- [CHALLENGE] Copy out each line that mentions the word "document".

- [DATA ENTRIES]
◇ ◇ ◇

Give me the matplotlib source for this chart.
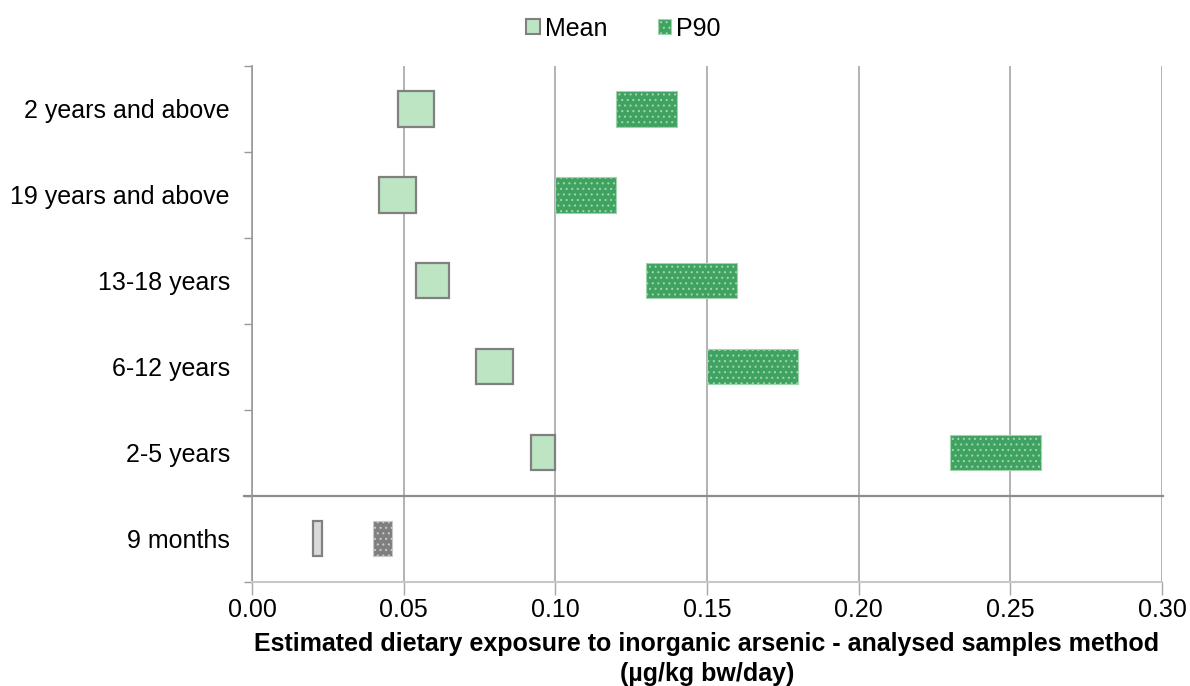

◇ ◇ ◇

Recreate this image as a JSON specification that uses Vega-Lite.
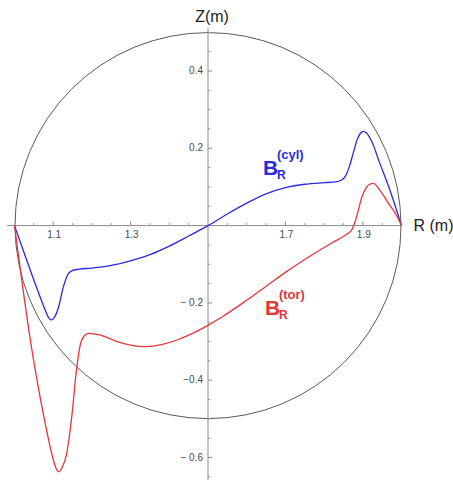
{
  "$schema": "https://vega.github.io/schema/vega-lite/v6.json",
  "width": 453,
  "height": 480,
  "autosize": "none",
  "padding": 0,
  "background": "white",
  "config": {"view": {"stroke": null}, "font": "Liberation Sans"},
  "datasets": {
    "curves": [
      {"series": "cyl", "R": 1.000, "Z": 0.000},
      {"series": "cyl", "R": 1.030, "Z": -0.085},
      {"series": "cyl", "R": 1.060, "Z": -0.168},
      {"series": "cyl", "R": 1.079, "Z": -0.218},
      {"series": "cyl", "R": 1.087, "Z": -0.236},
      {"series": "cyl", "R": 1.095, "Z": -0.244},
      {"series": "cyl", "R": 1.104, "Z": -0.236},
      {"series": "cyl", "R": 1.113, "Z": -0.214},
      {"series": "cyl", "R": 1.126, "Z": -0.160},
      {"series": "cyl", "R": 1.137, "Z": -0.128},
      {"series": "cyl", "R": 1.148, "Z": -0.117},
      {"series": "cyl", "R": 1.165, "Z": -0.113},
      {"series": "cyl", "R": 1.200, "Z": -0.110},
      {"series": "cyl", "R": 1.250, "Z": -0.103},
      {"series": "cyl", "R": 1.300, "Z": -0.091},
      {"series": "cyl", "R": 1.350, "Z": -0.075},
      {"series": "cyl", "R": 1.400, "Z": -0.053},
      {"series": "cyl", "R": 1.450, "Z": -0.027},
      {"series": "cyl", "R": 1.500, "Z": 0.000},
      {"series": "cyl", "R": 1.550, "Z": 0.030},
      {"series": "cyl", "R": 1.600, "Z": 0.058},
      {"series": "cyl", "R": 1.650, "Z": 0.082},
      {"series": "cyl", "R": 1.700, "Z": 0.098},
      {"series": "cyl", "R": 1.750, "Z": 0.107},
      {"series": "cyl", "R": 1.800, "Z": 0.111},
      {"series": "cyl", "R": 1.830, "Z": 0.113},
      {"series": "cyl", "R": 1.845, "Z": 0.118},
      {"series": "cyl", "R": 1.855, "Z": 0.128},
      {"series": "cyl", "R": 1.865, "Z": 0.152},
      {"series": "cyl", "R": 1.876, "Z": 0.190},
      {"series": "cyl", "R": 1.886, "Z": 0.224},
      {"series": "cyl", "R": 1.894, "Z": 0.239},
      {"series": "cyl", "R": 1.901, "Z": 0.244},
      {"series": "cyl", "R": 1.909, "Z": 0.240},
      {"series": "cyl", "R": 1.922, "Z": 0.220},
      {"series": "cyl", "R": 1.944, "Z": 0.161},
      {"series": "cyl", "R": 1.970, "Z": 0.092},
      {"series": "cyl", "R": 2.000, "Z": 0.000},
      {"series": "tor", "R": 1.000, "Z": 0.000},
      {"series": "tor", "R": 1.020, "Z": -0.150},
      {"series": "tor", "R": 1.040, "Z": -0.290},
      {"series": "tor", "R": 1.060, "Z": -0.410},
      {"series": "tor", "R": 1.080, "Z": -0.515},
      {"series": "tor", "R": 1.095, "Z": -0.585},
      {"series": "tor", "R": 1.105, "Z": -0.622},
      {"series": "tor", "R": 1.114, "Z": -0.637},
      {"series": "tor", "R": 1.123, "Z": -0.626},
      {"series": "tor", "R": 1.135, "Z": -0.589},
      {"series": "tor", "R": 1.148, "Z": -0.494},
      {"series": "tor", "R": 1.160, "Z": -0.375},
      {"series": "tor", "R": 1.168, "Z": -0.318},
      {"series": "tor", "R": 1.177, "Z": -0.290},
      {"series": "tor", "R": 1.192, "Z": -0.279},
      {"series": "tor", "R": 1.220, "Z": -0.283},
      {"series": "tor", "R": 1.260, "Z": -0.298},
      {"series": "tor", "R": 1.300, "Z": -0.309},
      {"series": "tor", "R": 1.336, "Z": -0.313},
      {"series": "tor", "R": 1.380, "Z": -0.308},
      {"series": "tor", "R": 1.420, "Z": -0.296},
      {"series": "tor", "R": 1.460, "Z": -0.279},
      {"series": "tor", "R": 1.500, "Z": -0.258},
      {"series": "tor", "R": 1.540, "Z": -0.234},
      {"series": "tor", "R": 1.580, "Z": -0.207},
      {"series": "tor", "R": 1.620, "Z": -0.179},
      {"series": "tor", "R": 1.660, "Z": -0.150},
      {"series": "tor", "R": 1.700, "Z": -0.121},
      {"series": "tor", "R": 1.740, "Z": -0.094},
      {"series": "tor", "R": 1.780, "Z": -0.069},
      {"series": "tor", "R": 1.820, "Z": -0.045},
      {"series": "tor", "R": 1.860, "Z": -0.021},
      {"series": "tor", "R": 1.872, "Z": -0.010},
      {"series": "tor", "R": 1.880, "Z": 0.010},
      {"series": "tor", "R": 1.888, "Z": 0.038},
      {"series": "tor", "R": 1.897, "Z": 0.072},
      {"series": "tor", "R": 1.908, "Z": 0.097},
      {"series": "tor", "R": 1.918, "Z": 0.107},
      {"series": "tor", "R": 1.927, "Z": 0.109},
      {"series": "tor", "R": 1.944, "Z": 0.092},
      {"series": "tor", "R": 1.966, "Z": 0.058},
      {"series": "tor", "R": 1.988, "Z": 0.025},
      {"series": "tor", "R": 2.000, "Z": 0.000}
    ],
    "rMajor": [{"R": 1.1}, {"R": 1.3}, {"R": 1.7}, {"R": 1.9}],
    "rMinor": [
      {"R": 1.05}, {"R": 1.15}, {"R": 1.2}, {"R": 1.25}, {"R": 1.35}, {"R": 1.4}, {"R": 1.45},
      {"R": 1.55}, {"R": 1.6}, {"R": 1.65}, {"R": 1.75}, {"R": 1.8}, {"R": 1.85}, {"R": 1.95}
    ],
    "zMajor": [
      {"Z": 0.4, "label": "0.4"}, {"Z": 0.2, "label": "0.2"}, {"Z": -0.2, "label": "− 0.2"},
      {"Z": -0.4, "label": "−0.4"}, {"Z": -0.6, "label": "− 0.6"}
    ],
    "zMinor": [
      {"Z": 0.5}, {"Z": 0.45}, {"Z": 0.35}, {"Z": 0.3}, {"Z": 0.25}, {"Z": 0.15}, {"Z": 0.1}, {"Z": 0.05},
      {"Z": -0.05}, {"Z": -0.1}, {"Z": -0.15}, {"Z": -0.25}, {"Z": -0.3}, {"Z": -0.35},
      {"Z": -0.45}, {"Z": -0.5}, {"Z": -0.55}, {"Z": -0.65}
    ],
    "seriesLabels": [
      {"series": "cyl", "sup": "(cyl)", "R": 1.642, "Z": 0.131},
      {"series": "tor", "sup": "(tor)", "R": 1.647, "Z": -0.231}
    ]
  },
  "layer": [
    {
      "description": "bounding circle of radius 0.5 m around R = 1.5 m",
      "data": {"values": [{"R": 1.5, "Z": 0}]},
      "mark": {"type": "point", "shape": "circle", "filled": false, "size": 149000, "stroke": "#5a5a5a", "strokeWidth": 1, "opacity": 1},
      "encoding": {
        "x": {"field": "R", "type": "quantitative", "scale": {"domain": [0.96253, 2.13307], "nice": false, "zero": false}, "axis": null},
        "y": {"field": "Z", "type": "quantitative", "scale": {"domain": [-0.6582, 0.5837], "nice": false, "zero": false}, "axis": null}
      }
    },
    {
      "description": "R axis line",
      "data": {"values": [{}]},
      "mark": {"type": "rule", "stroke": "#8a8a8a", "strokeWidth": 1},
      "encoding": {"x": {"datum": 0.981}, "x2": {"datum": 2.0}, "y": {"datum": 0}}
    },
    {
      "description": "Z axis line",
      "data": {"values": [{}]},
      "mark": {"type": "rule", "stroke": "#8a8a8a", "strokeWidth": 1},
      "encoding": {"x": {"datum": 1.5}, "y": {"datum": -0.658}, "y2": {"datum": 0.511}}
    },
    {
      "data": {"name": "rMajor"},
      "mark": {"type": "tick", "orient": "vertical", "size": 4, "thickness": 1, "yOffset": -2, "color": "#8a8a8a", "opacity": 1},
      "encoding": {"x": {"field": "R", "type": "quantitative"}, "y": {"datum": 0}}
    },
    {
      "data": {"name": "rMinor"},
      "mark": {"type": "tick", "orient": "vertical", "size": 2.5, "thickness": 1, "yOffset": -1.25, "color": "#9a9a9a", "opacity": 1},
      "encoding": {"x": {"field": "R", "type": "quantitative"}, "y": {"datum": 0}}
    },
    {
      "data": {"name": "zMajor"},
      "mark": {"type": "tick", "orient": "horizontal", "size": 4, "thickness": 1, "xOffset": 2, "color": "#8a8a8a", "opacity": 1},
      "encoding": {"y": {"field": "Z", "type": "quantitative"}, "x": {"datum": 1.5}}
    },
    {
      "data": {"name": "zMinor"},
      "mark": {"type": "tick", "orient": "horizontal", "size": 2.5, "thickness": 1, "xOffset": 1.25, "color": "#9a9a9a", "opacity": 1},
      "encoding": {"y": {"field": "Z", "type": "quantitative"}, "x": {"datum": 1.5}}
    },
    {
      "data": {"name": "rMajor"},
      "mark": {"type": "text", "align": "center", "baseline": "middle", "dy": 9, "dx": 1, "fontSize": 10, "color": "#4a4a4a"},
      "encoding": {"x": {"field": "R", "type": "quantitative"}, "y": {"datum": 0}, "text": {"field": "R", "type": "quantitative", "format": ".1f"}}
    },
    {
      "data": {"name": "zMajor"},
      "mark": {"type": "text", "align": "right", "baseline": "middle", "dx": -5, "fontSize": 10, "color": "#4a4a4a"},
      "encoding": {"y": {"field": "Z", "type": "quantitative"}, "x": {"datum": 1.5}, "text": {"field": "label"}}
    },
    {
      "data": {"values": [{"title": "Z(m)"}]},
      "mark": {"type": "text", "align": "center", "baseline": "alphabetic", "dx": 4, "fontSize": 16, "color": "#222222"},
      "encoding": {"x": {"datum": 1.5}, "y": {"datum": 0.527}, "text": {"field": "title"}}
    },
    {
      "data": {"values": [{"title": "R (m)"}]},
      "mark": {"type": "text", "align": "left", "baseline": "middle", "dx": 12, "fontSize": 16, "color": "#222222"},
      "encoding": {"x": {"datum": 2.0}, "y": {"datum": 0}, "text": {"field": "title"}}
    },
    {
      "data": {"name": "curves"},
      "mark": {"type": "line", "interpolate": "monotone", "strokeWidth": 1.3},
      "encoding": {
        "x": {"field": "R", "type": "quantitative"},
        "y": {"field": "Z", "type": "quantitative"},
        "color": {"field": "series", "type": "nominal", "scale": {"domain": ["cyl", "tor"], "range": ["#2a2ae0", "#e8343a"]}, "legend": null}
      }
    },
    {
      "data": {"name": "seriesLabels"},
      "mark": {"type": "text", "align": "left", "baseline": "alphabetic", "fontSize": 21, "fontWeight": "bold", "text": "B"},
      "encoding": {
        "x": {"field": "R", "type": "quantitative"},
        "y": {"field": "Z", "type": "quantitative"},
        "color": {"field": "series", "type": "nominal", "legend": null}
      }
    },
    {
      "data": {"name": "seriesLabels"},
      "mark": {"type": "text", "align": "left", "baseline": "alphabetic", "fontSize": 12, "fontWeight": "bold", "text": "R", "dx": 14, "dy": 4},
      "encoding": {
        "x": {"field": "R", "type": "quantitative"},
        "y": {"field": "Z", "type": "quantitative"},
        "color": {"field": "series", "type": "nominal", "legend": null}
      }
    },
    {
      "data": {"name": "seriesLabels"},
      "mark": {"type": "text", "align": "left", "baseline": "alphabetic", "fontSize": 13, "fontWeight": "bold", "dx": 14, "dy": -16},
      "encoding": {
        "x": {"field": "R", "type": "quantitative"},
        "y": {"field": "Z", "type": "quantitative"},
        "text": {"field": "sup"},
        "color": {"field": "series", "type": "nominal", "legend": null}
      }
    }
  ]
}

◇ ◇ ◇

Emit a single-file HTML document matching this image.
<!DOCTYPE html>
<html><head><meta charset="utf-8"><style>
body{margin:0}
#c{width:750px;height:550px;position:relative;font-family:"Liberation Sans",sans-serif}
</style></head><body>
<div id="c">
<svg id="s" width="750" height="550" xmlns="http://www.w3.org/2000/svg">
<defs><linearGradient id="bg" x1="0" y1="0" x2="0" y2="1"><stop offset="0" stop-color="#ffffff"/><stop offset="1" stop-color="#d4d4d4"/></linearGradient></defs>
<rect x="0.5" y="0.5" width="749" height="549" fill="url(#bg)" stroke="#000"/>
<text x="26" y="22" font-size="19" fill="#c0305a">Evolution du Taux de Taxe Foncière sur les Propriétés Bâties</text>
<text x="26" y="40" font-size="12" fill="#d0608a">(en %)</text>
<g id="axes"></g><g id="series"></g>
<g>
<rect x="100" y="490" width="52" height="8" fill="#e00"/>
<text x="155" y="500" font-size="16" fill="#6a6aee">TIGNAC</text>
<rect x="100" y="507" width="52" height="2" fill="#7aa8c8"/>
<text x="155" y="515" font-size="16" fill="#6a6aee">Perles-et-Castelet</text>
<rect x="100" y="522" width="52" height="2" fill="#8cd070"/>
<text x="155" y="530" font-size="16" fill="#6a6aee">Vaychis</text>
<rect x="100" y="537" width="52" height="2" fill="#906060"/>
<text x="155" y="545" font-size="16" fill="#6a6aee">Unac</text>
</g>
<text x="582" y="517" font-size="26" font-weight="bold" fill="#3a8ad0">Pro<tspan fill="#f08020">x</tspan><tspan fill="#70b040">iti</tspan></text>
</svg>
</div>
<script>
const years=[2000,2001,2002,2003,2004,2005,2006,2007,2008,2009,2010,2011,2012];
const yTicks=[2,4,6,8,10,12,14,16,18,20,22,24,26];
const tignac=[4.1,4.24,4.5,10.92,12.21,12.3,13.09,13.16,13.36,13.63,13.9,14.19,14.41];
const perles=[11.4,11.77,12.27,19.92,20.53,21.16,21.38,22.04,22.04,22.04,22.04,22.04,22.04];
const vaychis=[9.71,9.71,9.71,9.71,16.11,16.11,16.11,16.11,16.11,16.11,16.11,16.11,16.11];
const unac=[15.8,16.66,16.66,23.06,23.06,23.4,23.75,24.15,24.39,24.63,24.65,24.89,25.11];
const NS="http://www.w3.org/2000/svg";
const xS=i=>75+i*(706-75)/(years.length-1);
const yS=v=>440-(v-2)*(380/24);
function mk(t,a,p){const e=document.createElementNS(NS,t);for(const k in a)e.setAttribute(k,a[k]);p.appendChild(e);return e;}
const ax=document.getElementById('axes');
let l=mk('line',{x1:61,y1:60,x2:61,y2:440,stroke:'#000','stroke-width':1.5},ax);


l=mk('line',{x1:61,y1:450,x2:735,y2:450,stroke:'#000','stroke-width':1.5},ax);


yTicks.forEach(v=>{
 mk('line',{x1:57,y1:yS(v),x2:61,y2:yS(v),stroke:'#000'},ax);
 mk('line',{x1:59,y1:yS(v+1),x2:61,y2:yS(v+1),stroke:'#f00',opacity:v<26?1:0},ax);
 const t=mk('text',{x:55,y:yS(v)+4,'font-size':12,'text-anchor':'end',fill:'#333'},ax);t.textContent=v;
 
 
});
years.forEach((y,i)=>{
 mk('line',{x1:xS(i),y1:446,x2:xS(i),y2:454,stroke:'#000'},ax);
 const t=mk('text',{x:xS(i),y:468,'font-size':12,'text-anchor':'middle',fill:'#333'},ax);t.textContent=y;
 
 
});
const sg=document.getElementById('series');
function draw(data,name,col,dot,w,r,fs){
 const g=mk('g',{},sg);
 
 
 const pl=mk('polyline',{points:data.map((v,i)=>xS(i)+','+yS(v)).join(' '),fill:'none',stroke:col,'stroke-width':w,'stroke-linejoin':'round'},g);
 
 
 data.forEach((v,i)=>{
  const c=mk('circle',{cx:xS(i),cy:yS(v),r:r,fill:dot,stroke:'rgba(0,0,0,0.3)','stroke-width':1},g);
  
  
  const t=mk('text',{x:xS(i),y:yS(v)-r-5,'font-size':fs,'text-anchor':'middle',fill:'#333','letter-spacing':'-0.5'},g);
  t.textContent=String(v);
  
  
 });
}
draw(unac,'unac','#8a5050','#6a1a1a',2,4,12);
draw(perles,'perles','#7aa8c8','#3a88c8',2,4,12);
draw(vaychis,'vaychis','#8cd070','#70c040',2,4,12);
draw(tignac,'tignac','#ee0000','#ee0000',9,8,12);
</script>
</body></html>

◇ ◇ ◇

- [WRITTEN SOLUTION]
Emit a single-file HTML document matching this image.
function mk(t,a,p){const e=document.createElementNS(NS,t);for(const k in a)e.setAttribute(k,a[k]);p.appendChild(e);return e;}
const ax=document.getElementById('axes');
const sg=document.getElementById('series');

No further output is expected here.